Feeding Tube: A Guide To Living With Feeding Tubes
It’s well-known that we need food to survive. For those who have illnesses that prevent them from eating normally, maybe it’s due to a decrease in appetite, an issue with the small intestine, or a food swallowing issue, there are other ways to get the nutrition that a person needs to feel energetic and healthy each day.
Enteral Nutrition, otherwise known as a feeding tube, is a way for people to get the nutrients they need without putting themselves through physical and mental stress. If you are nervous about how others will react to your feeding tube, don’t be. This is something that is going to be great for you! It will open up your world to new possibilities by providing a way for you to stay healthy and active without pain.
Why A Feeding Tube
Neurologic and neuromuscular disorders, inability to swallow, anatomical and post-surgical malformations of the mouth and esophagus, cancer, Sanfilippo syndrome, and digestive disorders can all call for a feeding tube.
Trouble swallowing can mean choking on food and fluids, when food "goes down the wrong tubes" and things are inhaled into the lungs instead of being swallowed. Therefore, a feeding tube provides the patient with a tube that runs through your nose or down the throat and into your stomach and intestines directly to give carbohydrates, protein, and fats to the body without requiring any chewing or swallowing before the food enters the digestive tract.
The Insertion Process
The type of feeding tube depends on your illness and your needs. You will receive one of two feeding tubes, either one through the nose into the stomach or one directly into the stomach through the skin.
Your doctor performs a gastrostomy using an endoscope, which is a flexible tube with a camera attached. During the procedure, the doctor will insert a feeding tube into your abdomen. Once it’s placed into your abdomen and connected to your stomach, the tube is secured with a sterilized dressing, and an X-ray will be performed to confirm proper placement.
The procedure often takes less than 1 hour to complete, and you can usually be back at home the same day. You may be given anesthesia for sedation to make you more comfortable, and you may also receive painkillers through an iv line.
Once the surgery is complete, it is in your best interest to consult with a dietician to figure out the best way for you to feed yourself. It might take some time to get comfortable using your feeding tube, but it’s worth it in the long run.
Getting Food and Medication
You will be able to see the feeding tube after your procedure, but it’s nothing to be ashamed of! The goal of the feeding tube is to make supplying yourself with nutrients easier. Each feeding tube has a cap at the end of it to avoid anything from leaking out and onto your clothes. This cap also comes off when receiving food or medication.
Feeding yourself through a feeding tube means receiving the proper nutrients to feel sustained throughout the day.
Formula for consumption should be at room temperature when it’s entering the tube, and then refrigerated after for up to 24 hours before being discarded. It may take time to get a hang of things, but it will become easier! Soon you might feel comfortable enough to go out to eat with your friends and feed yourself, no worries attached.

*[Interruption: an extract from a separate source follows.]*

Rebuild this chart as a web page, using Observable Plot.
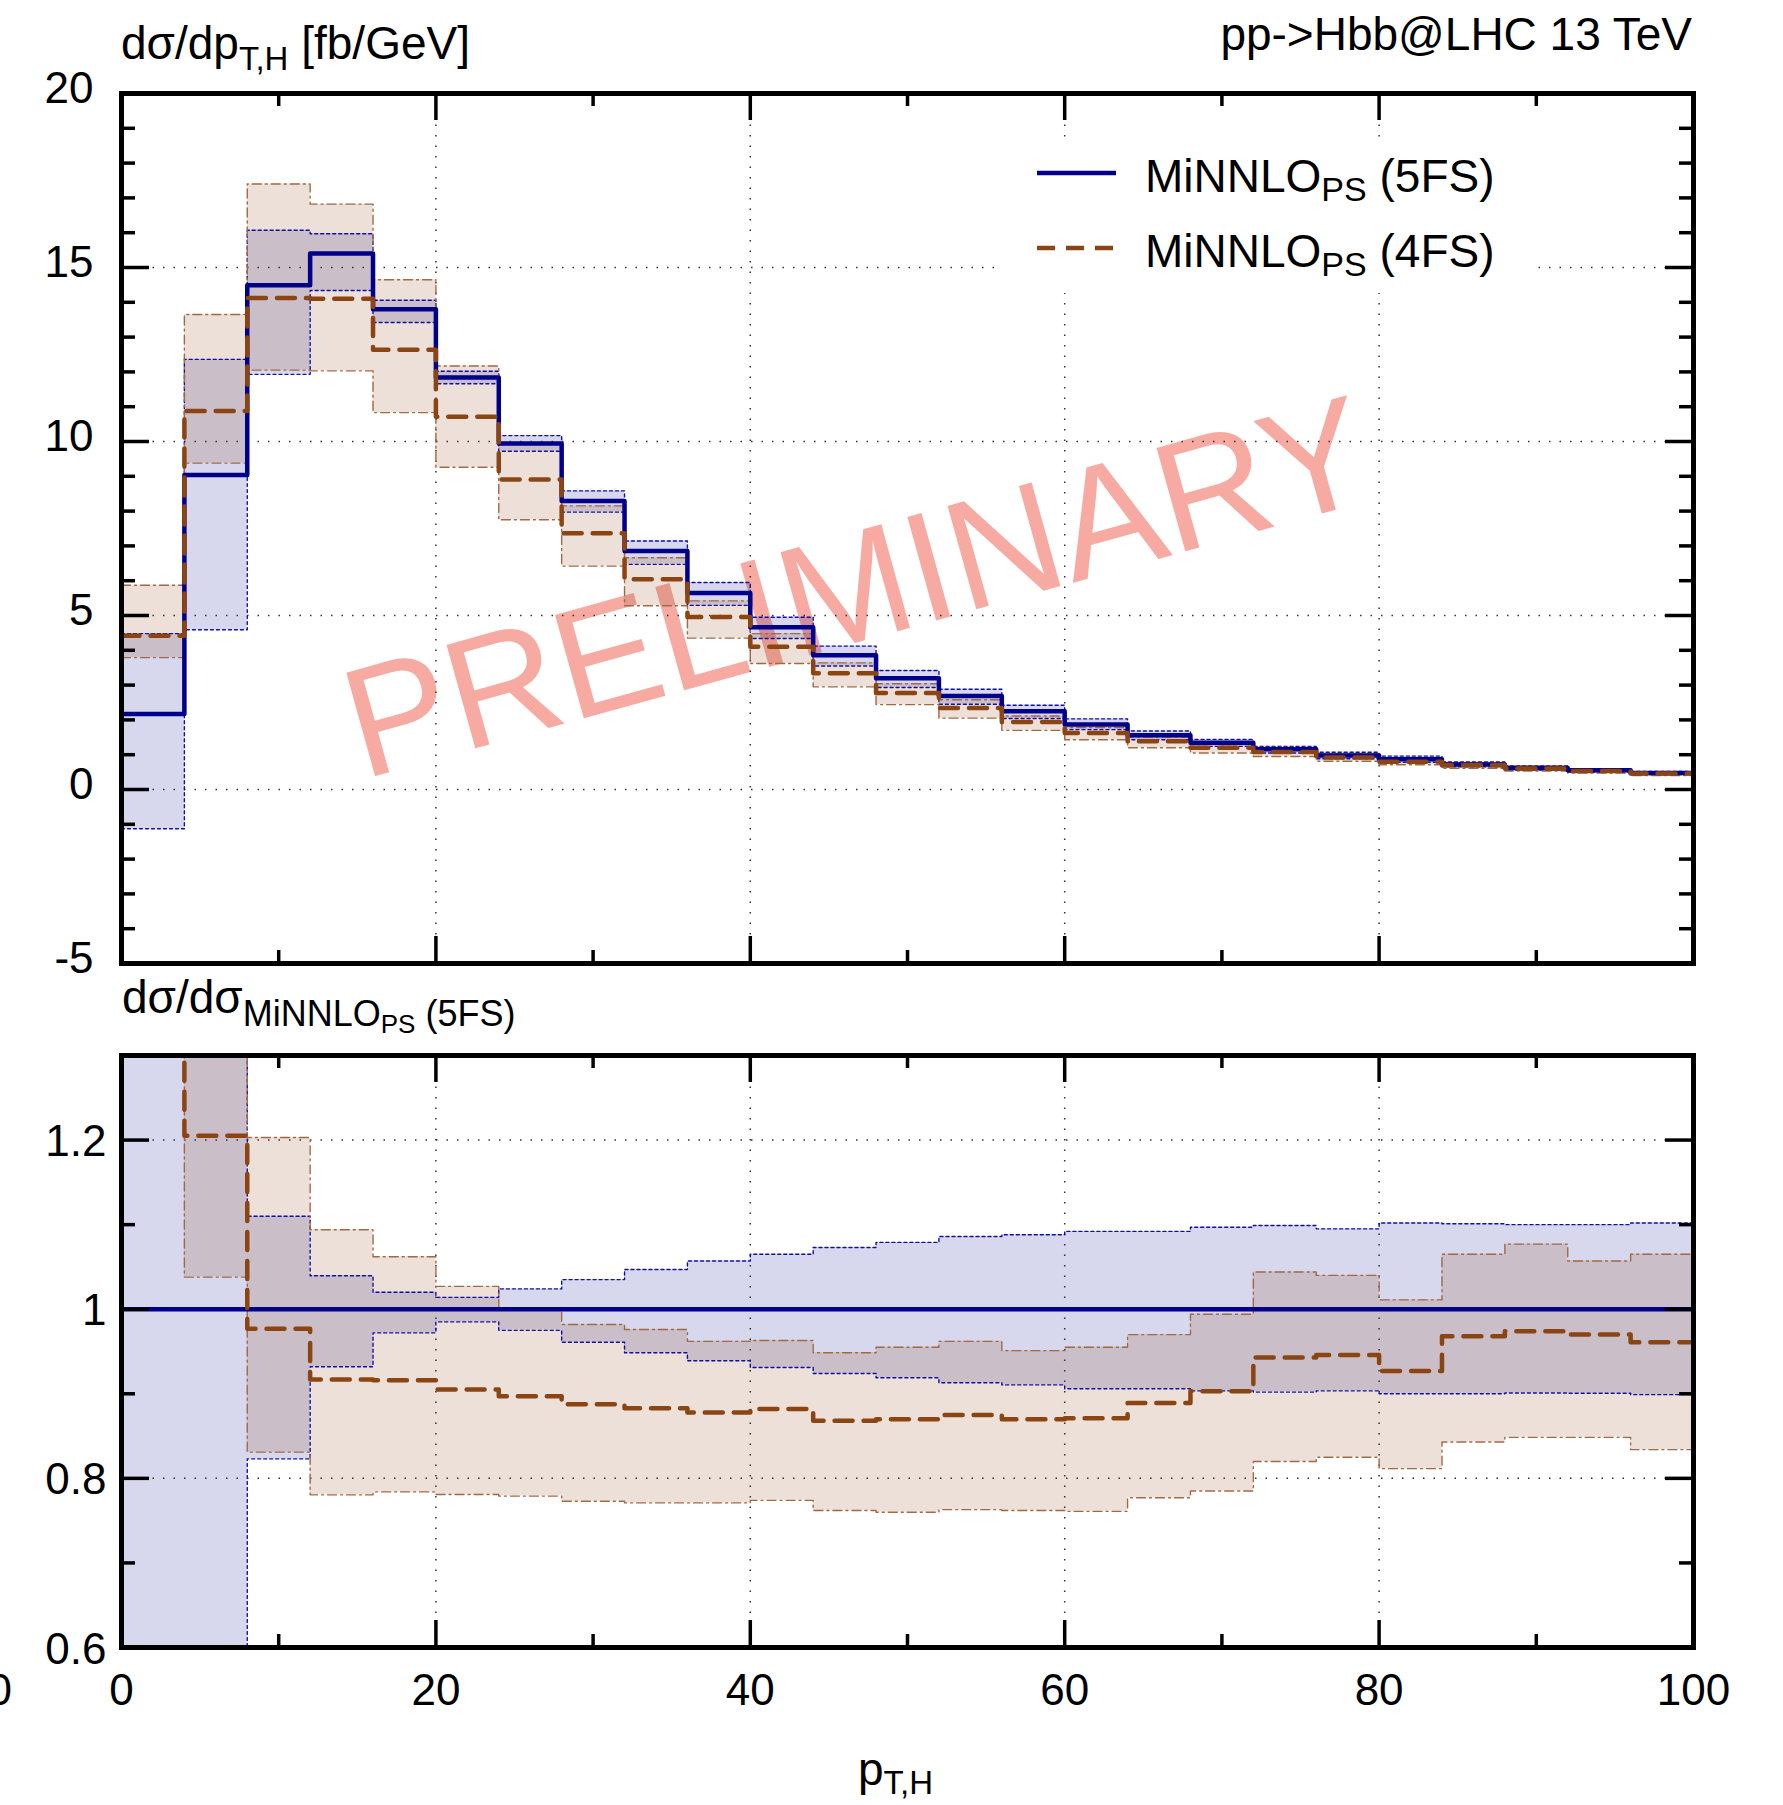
<!DOCTYPE html>
<html><head><meta charset="utf-8">
<script src="https://cdn.jsdelivr.net/npm/d3@7"></script>
<script src="https://cdn.jsdelivr.net/npm/@observablehq/plot@0.6"></script>
<style>
html,body{margin:0;padding:0;background:#fff;}
#wrap{position:relative;width:1783px;height:1805px;overflow:hidden;background:#fff;}
#wrap svg{position:absolute;left:0;}
</style></head><body><div id="wrap"></div>
<script>
// ---------- data ----------
const binEdges = [0,4,8,12,16,20,24,28,32,36,40,44,48,52,56,60,64,68,72,76,80,84,88,92,96,100];

// upper panel: dsigma/dpT [fb/GeV]
const central5FS = [2.17,9.04,14.49,15.40,13.80,11.84,9.94,8.29,6.85,5.65,4.66,3.86,3.20,2.69,2.25,1.87,1.56,1.34,1.16,0.98,0.87,0.72,0.62,0.55,0.475];
const lower5FS   = [-1.13,4.59,11.93,14.34,13.42,11.66,9.72,7.97,6.47,5.29,4.34,3.55,2.93,2.45,2.04,1.72,1.43,1.24,1.05,0.885,0.78,0.65,0.56,0.50,0.43];
const upper5FS   = [4.48,12.36,16.07,15.97,14.06,12.02,10.17,8.58,7.14,5.95,4.95,4.12,3.42,2.88,2.42,2.03,1.68,1.44,1.24,1.07,0.96,0.79,0.68,0.60,0.52];
const central4FS = [4.42,10.88,14.12,14.10,12.64,10.71,8.91,7.36,6.04,4.96,4.10,3.34,2.77,2.34,1.94,1.62,1.39,1.20,1.08,0.92,0.80,0.70,0.60,0.53,0.46];
const lower4FS   = [3.79,9.38,12.05,12.03,10.83,9.26,7.75,6.42,5.28,4.35,3.62,2.95,2.44,2.05,1.70,1.43,1.20,1.05,0.95,0.81,0.71,0.61,0.53,0.47,0.40];
const upper4FS   = [5.87,13.65,17.40,16.82,14.65,12.17,9.96,8.15,6.66,5.42,4.48,3.64,3.04,2.58,2.11,1.78,1.51,1.33,1.21,1.02,0.88,0.77,0.67,0.58,0.51];

// lower panel: ratio to MiNNLO_PS (5FS)
const ratioRef   = [1];
const ratioLo5FS = [-0.52,0.508,0.823,0.932,0.972,0.985,0.975,0.961,0.9485,0.939,0.931,0.924,0.919,0.913,0.9105,0.906,0.906,0.9035,0.902,0.9035,0.900,0.900,0.901,0.9007,0.899];
const ratioHi5FS = [2.06,1.367,1.110,1.0395,1.020,1.014,1.024,1.035,1.047,1.057,1.065,1.073,1.079,1.086,1.088,1.092,1.092,1.097,1.099,1.095,1.102,1.101,1.100,1.100,1.102];
const ratio4FS   = [2.04,1.205,0.977,0.917,0.916,0.905,0.897,0.8875,0.883,0.878,0.882,0.868,0.870,0.875,0.870,0.871,0.889,0.903,0.943,0.946,0.927,0.968,0.974,0.970,0.961];
const ratioLo4FS = [1.75,1.038,0.831,0.7805,0.784,0.781,0.779,0.773,0.771,0.771,0.774,0.762,0.760,0.763,0.762,0.761,0.777,0.785,0.820,0.825,0.8115,0.843,0.8485,0.8485,0.834];
const ratioHi4FS = [2.70,1.51,1.203,1.094,1.062,1.027,1.0015,0.982,0.976,0.962,0.963,0.9485,0.955,0.962,0.951,0.955,0.970,0.994,1.044,1.040,1.011,1.065,1.077,1.057,1.065];

// ticks
const xTickMajor = [0,20,40,60,80,100];
const xTickMinor = [10,30,50,70,90];
const xGrid = [20,40,60,80];
const yTickTop = [-5,0,5,10,15,20];
const yMinorTop = [-4,-3,-2,-1,1,2,3,4,6,7,8,9,11,12,13,14,16,17,18,19];
const yGridTop = [0,5,10,15];
const yTickBot = [0.6,0.8,1,1.2];
const yTickBotLabels = ["0.6","0.8","1","1.2"];
const yMinorBot = [0.7,0.9,1.1];
const yGridBot = [0.8,1,1.2];

// ---------- style ----------
const FONT = '"Liberation Sans", Arial, Helvetica, sans-serif';
const NAVY = "#00008b", BROWN = "#8b4513";
const W = 1783, ML = 121, MR = 90, FW = W - ML - MR;

function steps(v){ return binEdges.map((x,i)=>({x, y: v[Math.min(i, v.length-1)]})); }
function bands(lo, hi){ return binEdges.map((x,i)=>({x, lo: lo[Math.min(i,lo.length-1)], hi: hi[Math.min(i,hi.length-1)]})); }

function commonMarks(yTicks, yMinor, yGrid, bandA, bandB, lineA, lineB, extraBefore){
  return [
    ...extraBefore,
    Plot.areaY(bandA, {x:"x", y1:"lo", y2:"hi", curve:"step-after", fill:NAVY, fillOpacity:0.155, clip:true}),
    Plot.areaY(bandB, {x:"x", y1:"lo", y2:"hi", curve:"step-after", fill:BROWN, fillOpacity:0.165, clip:true}),
    Plot.ruleY(yGrid, {y:d=>d, stroke:"#333", strokeWidth:1.5, strokeDasharray:"1.5,9"}),
    Plot.ruleX(xGrid, {x:d=>d, stroke:"#333", strokeWidth:1.5, strokeDasharray:"1.5,9"}),
    Plot.line(bandA, {x:"x", y:"lo", curve:"step-after", stroke:"#1010a8", strokeWidth:1.4, strokeDasharray:"3,3", clip:true}),
    Plot.line(bandA, {x:"x", y:"hi", curve:"step-after", stroke:"#1010a8", strokeWidth:1.4, strokeDasharray:"3,3", clip:true}),
    Plot.line(bandB, {x:"x", y:"lo", curve:"step-after", stroke:"#a06a45", strokeWidth:1.4, strokeDasharray:"9,4,2,4", clip:true}),
    Plot.line(bandB, {x:"x", y:"hi", curve:"step-after", stroke:"#a06a45", strokeWidth:1.4, strokeDasharray:"9,4,2,4", clip:true}),
    lineA,
    lineB,
    // ticks (inward, all four sides)
    Plot.tickY(yTicks, {y:d=>d, insetRight:FW-28, stroke:"black", strokeWidth:3.5}),
    Plot.tickY(yTicks, {y:d=>d, insetLeft:FW-28, stroke:"black", strokeWidth:3.5}),
    Plot.tickY(yMinor, {y:d=>d, insetRight:FW-14, stroke:"black", strokeWidth:3.5}),
    Plot.tickY(yMinor, {y:d=>d, insetLeft:FW-14, stroke:"black", strokeWidth:3.5}),
  ];
}

const wrap = document.getElementById("wrap");

// ---------- upper panel ----------
const H1 = 970, MT1 = 93, MB1 = 7, FH1 = H1 - MT1 - MB1;
const upperSvg = Plot.plot({
  width: W, height: H1, marginLeft: ML, marginRight: MR, marginTop: MT1, marginBottom: MB1,
  x: {domain:[0,100], axis:null}, y: {domain:[-5,20], axis:null},
  style: {background:"transparent", overflow:"visible", fontFamily:FONT, color:"black"},
  marks: [
    ...commonMarks(yTickTop, yMinorTop, yGridTop,
      bands(lower5FS, upper5FS), bands(lower4FS, upper4FS),
      Plot.line(steps(central5FS), {x:"x", y:"y", curve:"step-after", stroke:NAVY, strokeWidth:4.5, clip:true}),
      Plot.line(steps(central4FS), {x:"x", y:"y", curve:"step-after", stroke:BROWN, strokeWidth:4.5, strokeDasharray:"18,11", clip:true}),
      [Plot.text(["PRELIMINARY"], {frameAnchor:"middle", text:d=>d, rotate:-15.5, fontSize:156, fontFamily:FONT, fill:"#f6aaa2", dx:-50, dy:62})]
    ),
    Plot.tickX(xTickMajor, {x:d=>d, insetBottom:FH1-27, stroke:"black", strokeWidth:3.5}),
    Plot.tickX(xTickMajor, {x:d=>d, insetTop:FH1-27, stroke:"black", strokeWidth:3.5}),
    Plot.tickX(xTickMinor, {x:d=>d, insetBottom:FH1-13, stroke:"black", strokeWidth:3.5}),
    Plot.tickX(xTickMinor, {x:d=>d, insetTop:FH1-13, stroke:"black", strokeWidth:3.5}),
    Plot.text(yTickTop, {y:d=>d, text:d=>String(d), frameAnchor:"left", textAnchor:"end", dx:-28, dy:-5, fontSize:44, fill:"black"}),
    Plot.frame({stroke:"black", strokeWidth:5})
  ]
});
upperSvg.style.top = "0px";
wrap.appendChild(upperSvg);

// ---------- lower panel ----------
const Y2 = 970, H2 = 835, MT2 = 85, MB2 = 158, FH2 = H2 - MT2 - MB2;
const lowerSvg = Plot.plot({
  width: W, height: H2, marginLeft: ML, marginRight: MR, marginTop: MT2, marginBottom: MB2,
  x: {domain:[0,100], axis:null}, y: {domain:[0.6,1.3], axis:null},
  style: {background:"transparent", overflow:"visible", fontFamily:FONT, color:"black"},
  marks: [
    ...commonMarks(yTickBot, yMinorBot, yGridBot,
      bands(ratioLo5FS, ratioHi5FS), bands(ratioLo4FS, ratioHi4FS),
      Plot.ruleY(ratioRef, {y:d=>d, stroke:NAVY, strokeWidth:4.5}),
      Plot.line(steps(ratio4FS), {x:"x", y:"y", curve:"step-after", stroke:BROWN, strokeWidth:4.5, strokeDasharray:"18,11", clip:true}),
      []
    ),
    Plot.tickX(xTickMajor, {x:d=>d, insetBottom:FH2-27, stroke:"black", strokeWidth:3.5}),
    Plot.tickX(xTickMajor, {x:d=>d, insetTop:FH2-27, stroke:"black", strokeWidth:3.5}),
    Plot.tickX(xTickMinor, {x:d=>d, insetBottom:FH2-13, stroke:"black", strokeWidth:3.5}),
    Plot.tickX(xTickMinor, {x:d=>d, insetTop:FH2-13, stroke:"black", strokeWidth:3.5}),
    Plot.text(yTickBot, {y:d=>d, text:(d,i)=>yTickBotLabels[i], frameAnchor:"left", textAnchor:"end", dx:-15, dy:2, fontSize:44, fill:"black"}),
    Plot.text(xTickMajor, {x:d=>d, text:d=>String(d), frameAnchor:"bottom", lineAnchor:"top", dy:26, fontSize:44, fill:"black"}),
    Plot.frame({stroke:"black", strokeWidth:5})
  ]
});
lowerSvg.style.top = Y2 + "px";
wrap.appendChild(lowerSvg);

// ---------- texts ----------
function txt(sel, x, y, size, anchor){
  return sel.append("text").attr("x", x).attr("y", y).attr("font-size", size)
    .attr("font-family", FONT).attr("fill", "black").attr("text-anchor", anchor || "start");
}
const s1 = d3.select(upperSvg);
let t = txt(s1, ML, 59, 46);
t.append("tspan").text("dσ/dp");
t.append("tspan").attr("y", 70).attr("font-size", 33).text("T,H");
t.append("tspan").attr("y", 59).text("\u00a0[fb/GeV]");

txt(s1, 1692, 50, 46, "end").text("pp->Hbb@LHC 13 TeV");

// legend
const lg = s1.append("g");
lg.append("rect").attr("x",1003).attr("y",137).attr("width",534).attr("height",156).attr("fill","white");
lg.append("line").attr("x1",1037).attr("x2",1116).attr("y1",173).attr("y2",173).attr("stroke",NAVY).attr("stroke-width",4.5);
lg.append("line").attr("x1",1037).attr("x2",1116).attr("y1",248).attr("y2",248).attr("stroke",BROWN).attr("stroke-width",4.5).attr("stroke-dasharray","18,11");
[["(5FS)",192],["(4FS)",267]].forEach(([lab,y])=>{
  const tt = txt(lg, 1145, y, 46);
  tt.append("tspan").text("MiNNLO");
  tt.append("tspan").attr("y", y+9).attr("font-size",34).text("PS");
  tt.append("tspan").attr("y", y).text("\u00a0" + lab);
});

const s2 = d3.select(lowerSvg);
t = txt(s2, 122, 43, 46);
t.append("tspan").text("dσ/dσ");
t.append("tspan").attr("y", 56).attr("font-size", 36).text("MiNNLO");
t.append("tspan").attr("y", 63).attr("font-size", 26).text("PS");
t.append("tspan").attr("y", 56).attr("font-size", 36).text("\u00a0(5FS)");

t = txt(s2, 858, 815, 46);
t.append("tspan").text("p");
t.append("tspan").attr("y", 824).attr("font-size", 33).text("T,H");

txt(s2, 12, 735, 44, "end").text("0");
</script>
</body></html>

Bolus feedings use a pump or syringe to push the formula several times a day, similar to while a feeding pump or the gravity method can also be applied to administer a "meal".
When medicating yourself, there are several things you need to make sure you are doing. Before and after you take medicine, you should be flushing the tube with warm water to make sure that the medication is not getting stuck inside of the tube.
Often, a doctor will prescribe liquid medication instead of pills, because pills should never be put down the tube whole. If you crush the pills up, again, make sure you are flushing the tube with water.
Problems With Your Feeding Tube
Blockage is one of the main issues that might come into effect with your feeding tube. When feeding yourself, it is essential that the consistency of the food that is being inserted into your tube is not going to be thick enough to the point that it clogs the tube.
You should not be mixing your food formula and medication together as it may cause blockage. If you think that your tube is blocked, try to flush it out by using water. If this does not work, please contact your doctor.
Other risks and potential complications of feeding tube placement that can occur are leakages and the tube falling out. If either of these two things happen, please contact your doctor immediately. If your tube is leaking, it may not be fitted properly, or it might be blocked. If your tube has fallen out, do not try to reinsert it. Instead, contact your doctor to have it reinserted.
Be sure to speak with your doctor about changing your feedings or medication if you are experiencing diarrhea, cramps, vomiting, swelling in the abdomen, a fever or are unable to have a bowel movement.
Types Of Feeding Tubes
- Jejunostomy tube (J-tube) - Through small incision allows for direct access to the jejunum
- Gastrostomy tubes (G-tube)
- NJ-Tube (Nasojejunal tubes)
- NG-Tube (Nasogastric tube)
Having to live with a feeding tube does not mean that your life is over. Just because there are more steps you have to take to provide nutrients to your body does not mean that your life is going to get harder. In fact, living with a feeding tube opens you up to new experiences.
The issues that are being taken care of when you receive a feeding tube are ones that can be debilitating, so if comfort and health is what you wish to accomplish, think of receiving a feeding tube as the first step.